Beatles
The Beatles own John Lennon has recordings added to US Library of Congress
2 years ago
Music by John Lennon, Led Zeppelin, The Police and Eurythmics have been selected for preservation in the US National Recording Registry.
The US Library of Congress announced that 25 recordings have been selected for their cultural significance, including Madonna’s Like A Virgin album from 1984, Mariah Carey’s enduring hit All I Want For Christmas Is You (1994) and the music from the Super Mario Bros video game.

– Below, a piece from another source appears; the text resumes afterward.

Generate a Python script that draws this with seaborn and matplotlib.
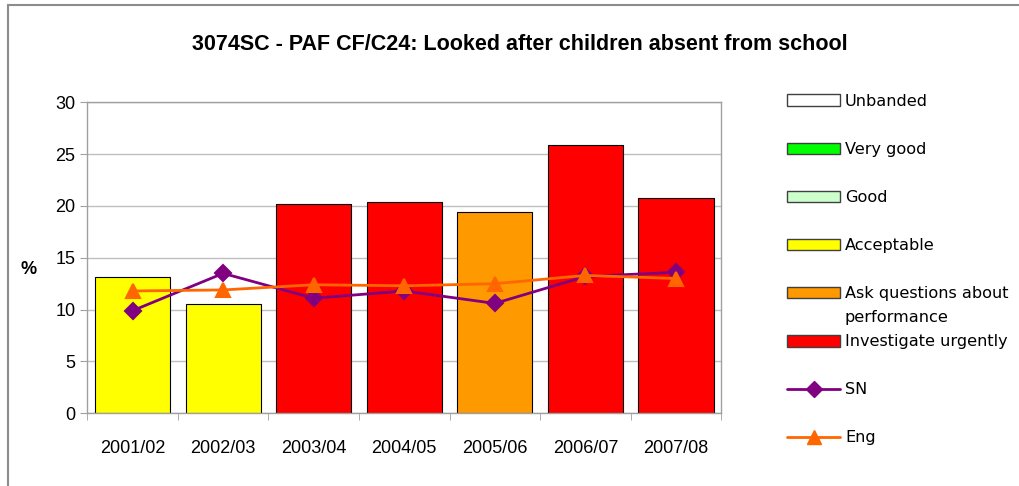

The Super Mario Bros theme by composer Koji Kondo becomes the first music from a video game to receive the honour.
Other sound artefacts spanning more than a century are being inducted into the registry, from the first known recording of mariachi music in 1908 and 1909 by Cuarteto Coculense, to 2012’s Concerto for Clarinet and Chamber Orchestra by composer Ellen Taaffe Zwilich.
The Super Mario Bros music, officially known as the Ground Theme, written by young Nintendo composer Koji Kondo, becomes the first music from a video game to enter the registry, which called it in a news release “the most recognisable video game theme in history”.
The tune has appeared in countless Mario-related incarnations, including in the new Super Mario Bros Movie.
Queen Latifah becomes the first female rapper with a recording in the registry with the inclusion of her 1989 album All Hail the Queen, whose songs include the feminist anthem Ladies First.
Other full albums receiving recognition include 1970’s Deja Vu by Crosby, Stills, Nash and Young, 1983’s Synchronicity by The Police, and 1985’s Black Codes (From the Underground) by jazz trumpeter Wynton Marsalis.
Singles making the list include Bobby Gentry’s Ode to Billie Joe (1967), John Lennon’s Imagine (1971), Led Zeppelin’s Stairway to Heaven (1971), John Denver’s Take Me Home, Country Roads (1971), and Jimmy Buffett’s Margaritaville (1977).
Those recordings are joined by a pair of 1980s standards: Flashdance…What A Feeling by Irene Cara (1983) and Sweet Dreams (Are Made of This) by Eurythmics (1983).
The inductees include two non-musical entries: astronomer Carl Sagan’s recording of his book about humanity’s place in the universe, Pale Blue Dot, and NBC radio reporter Dorothy Thompson’s commentaries and analysis from Europe during the run-up to the Second World War in 1939.
The US Library of Congress selects the titles for preservation for their cultural and historic importance to the American soundscape.
Artists with recordings added to the registry in recent years include Janet Jackson, Louis Armstrong and Dr Dre.